Frau Gloria Mundis Crux ist Blondheit. Einst als Marion Michael hüllenfreies Lianenmädchen in Hollywood, hat sie nun mit den Spätfolgen verblichenen Ruhms zu kämpfen. Ein ganzer Fanclub lauert ihr mehr oder weniger tätlich auf und pocht auf Autogramme.
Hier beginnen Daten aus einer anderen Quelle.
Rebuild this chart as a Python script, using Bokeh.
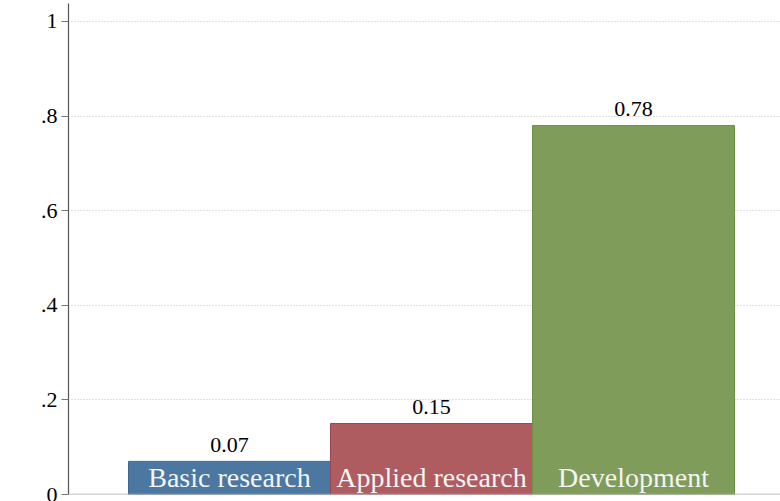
from bokeh.plotting import figure
from bokeh.models import Range1d, FixedTicker, Span, ColumnDataSource, LabelSet
from bokeh.embed import file_html
from bokeh.resources import INLINE

categories = ["Basic research", "Applied research", "Development"]
shares = [0.07, 0.15, 0.78]
share_labels = ["0.07", "0.15", "0.78"]
fill_colors = ["#4b77a0", "#af5c61", "#7f9c5b"]
edge_colors = ["#3d6893", "#a3434d", "#6b9143"]
y_ticks = [0, 0.2, 0.4, 0.6, 0.8, 1.0]
y_tick_labels = ["0", ".2", ".4", ".6", ".8", "1"]

FONT = "Liberation Serif"

xpos = [1, 2, 3]
src = ColumnDataSource(dict(x=xpos, top=shares, cat=categories, lab=share_labels,
                            fill=fill_colors, edge=edge_colors,
                            zero=[0] * len(xpos)))

p = figure(width=780, height=501, output_backend="svg", toolbar_location=None,
           x_range=Range1d(0.203, 3.7277), y_range=Range1d(0, 1.038),
           min_border_left=68, min_border_right=0, min_border_top=3, min_border_bottom=7)
p.outline_line_color = None
p.background_fill_color = "white"

p.vbar(x="x", top="top", bottom=0, width=1.0, source=src,
       fill_color="fill", line_color="edge", line_width=1)

p.add_layout(LabelSet(x="x", y="top", text="lab", source=src, text_align="center",
                      text_baseline="alphabetic", y_offset=9.5,
                      text_font=FONT, text_font_size="22px", text_color="black"))
p.add_layout(LabelSet(x="x", y="zero", text="cat", source=src, text_align="center",
                      text_baseline="alphabetic", y_offset=8,
                      text_font=FONT, text_font_size="28px", text_color="#f4f4f4"))

p.xaxis.visible = False
p.xgrid.visible = False

p.yaxis.ticker = FixedTicker(ticks=y_ticks)
p.yaxis.major_label_overrides = {t: l for t, l in zip(y_ticks, y_tick_labels)}
p.yaxis.major_label_text_font = FONT
p.yaxis.major_label_text_font_size = "22px"
p.yaxis.major_label_text_color = "black"
p.yaxis.major_label_standoff = 4
p.yaxis.major_tick_out = 7
p.yaxis.major_tick_in = 0
p.yaxis.minor_tick_line_color = None
p.yaxis.major_tick_line_color = "#777777"
p.yaxis.axis_line_color = "#555555"
p.yaxis.axis_line_width = 1.2

p.ygrid.ticker = FixedTicker(ticks=y_ticks[1:])
p.ygrid.grid_line_color = "#c0c0c0"
p.ygrid.grid_line_dash = "1 2"
p.ygrid.grid_line_width = 1

p.add_layout(Span(location=0, dimension="width", line_color="#aaaaaa", line_width=1.5))

open("out.html", "w").write(file_html(p, INLINE))
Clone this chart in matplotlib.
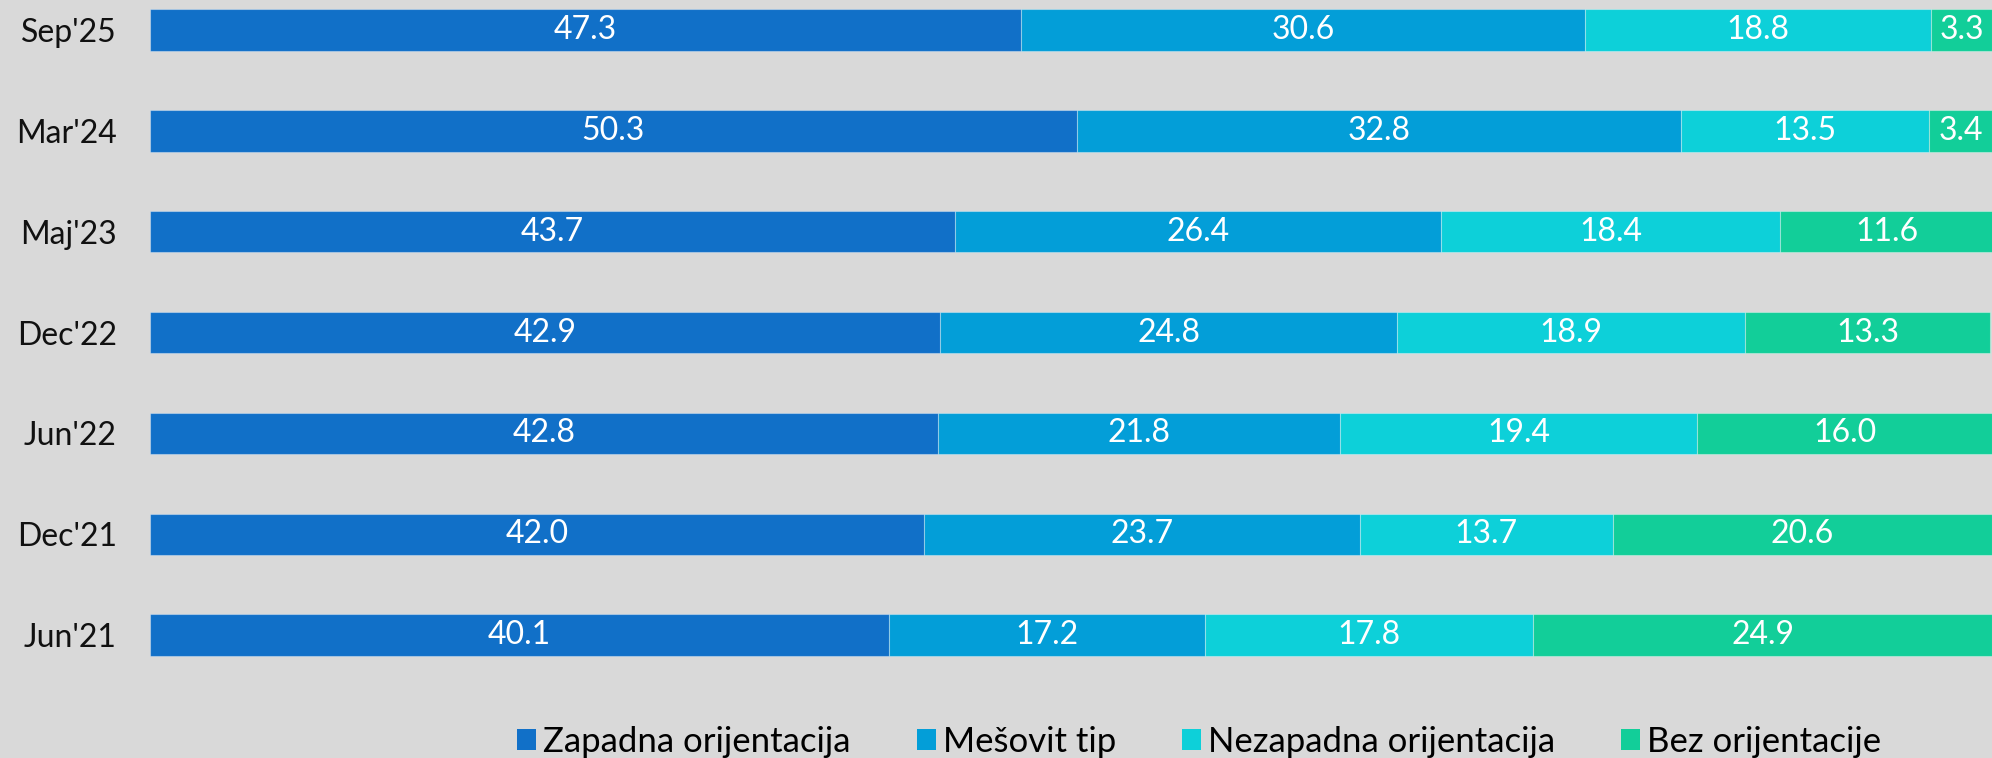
import matplotlib
matplotlib.use("Agg")
import matplotlib.pyplot as plt
from matplotlib.patches import Patch

plt.rcParams['font.family'] = ['Lato', 'DejaVu Sans']

periods = ["Jun'21", "Dec'21", "Jun'22", "Dec'22", "Maj'23", "Mar'24", "Sep'25"]
zapadna = [40.1, 42.0, 42.8, 42.9, 43.7, 50.3, 47.3]
mesovit = [17.2, 23.7, 21.8, 24.8, 26.4, 32.8, 30.6]
nezapadna = [17.8, 13.7, 19.4, 18.9, 18.4, 13.5, 18.8]
bez = [24.9, 20.6, 16.0, 13.3, 11.6, 3.4, 3.3]

series_names = ["Zapadna orijentacija", "Mešovit tip", "Nezapadna orijentacija", "Bez orijentacije"]
colors = ["#1170C8", "#039ED8", "#0DD0D9", "#12CE99"]
bg = "#D9D9D9"

fig = plt.figure(figsize=(19.92, 7.58), dpi=100, facecolor=bg)
ax = fig.add_axes([150 / 1992, 0, 1842 / 1992, 1])
ax.set_facecolor(bg)

y = list(range(len(periods)))
left = [0.0] * len(periods)
for vals, col in zip([zapadna, mesovit, nezapadna, bez], colors):
    ax.barh(y, vals, left=left, height=0.41, color=col,
            edgecolor=(1, 1, 1, 0.35), linewidth=0.8)
    for yi, l, v in zip(y, left, vals):
        ax.text(l + v / 2, yi, f"{v:.1f}", ha="center", va="center",
                color="white", fontsize=23)
    left = [a + b for a, b in zip(left, vals)]

ax.set_xlim(0, 100)
ax.set_ylim(-1.22, 6.298)
ax.set_yticks(y)
ax.set_yticklabels(periods, fontsize=23, color="#111111")
ax.tick_params(axis="y", length=0, pad=24)
ax.set_xticks([])
for s in ax.spines.values():
    s.set_visible(False)

handles = [Patch(facecolor=c, edgecolor="none") for c in colors]
fig.legend(handles, series_names, loc="center", bbox_to_anchor=(0.602, 0.021),
           ncol=4, frameon=False, handlelength=0.55, handleheight=0.55,
           handletextpad=0.2, columnspacing=1.9,
           prop={"size": 25})

fig.savefig("out.png", dpi=100, facecolor=bg)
Unerhört und ironisch abgetan bleibt das Motto des neusten Lambert-Films, „Blond bis aufs Blut“: Nimm mich bitte nicht so, wie ich bin, sondern wie ich immer sein wollte! Denn die Mundi (Hendrike Meier) ist brünette Perückenträgerin. Begleitet von ihrer Managerin (Ulrike S., der gehetzten Masturbandin aus „Alptraumfrau“), lebt sie ein Leben auf der Flucht. Ein bißchen wie Veronika Voss im Spiegel der Boulevardpresse. Jedenfalls mindestens so rücksichtslos unplausibel wie Räuberpistolen im wirklichen Leben.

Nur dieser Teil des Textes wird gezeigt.